The Inland Sentinel newspaper, originally published at Yale, has many articles about the Chinese laborers, and while many people believed that their presence was necessary to construct the railway, they were greatly resented by the white population, and suffered a great deal of discrimination.

Their wages were half those of white men doing the same jobs, and they were often exploited by their crew bosses.

Once the CPR was completed in 1885, many of the Chinese labourers were left destitute.

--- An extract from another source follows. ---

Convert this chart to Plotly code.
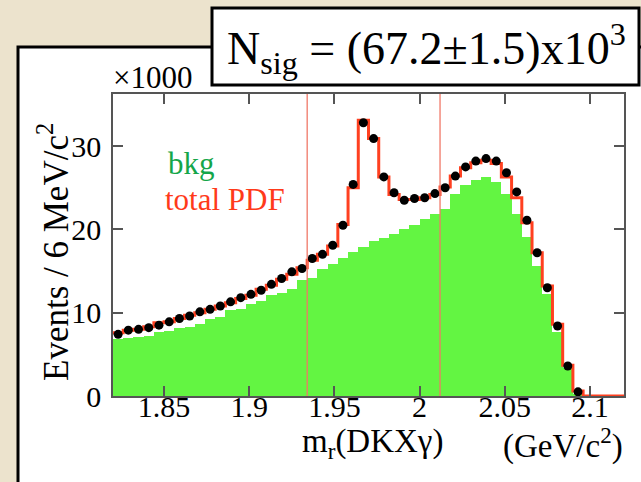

Quite a few of them settled in Revelstoke, where they worked mainly as cooks, servants, laundrymen, and laborers.

“As was the case in Revelstoke, unemployed Chinese workers found employment in communities along the CPR, including Abbotsford,” said Kris Foulds, collections manager at The Reach.

“The small, local Chinese community faded into history after our little Chinatown in the village of Abbotsford was destroyed by fire in the early part of the last century but the stories told in Chinese Legacies have a place in local history.”

The exhibit, sponsored by Dragon Fort Restaurant, includes a railway workers’ campsite diorama, a slide presentation of historical photographs, original artifacts (some on loan from the Port Moody Station Museum), and text available in English, French, and Mandarin.

Other exhibitions showing at The Reach Gallery Museum (32388 Veterans Way) until early January 2015 include: By Land and Sea (Prospect and Refuge), Betwixt and Between, and Between Madness and Delight.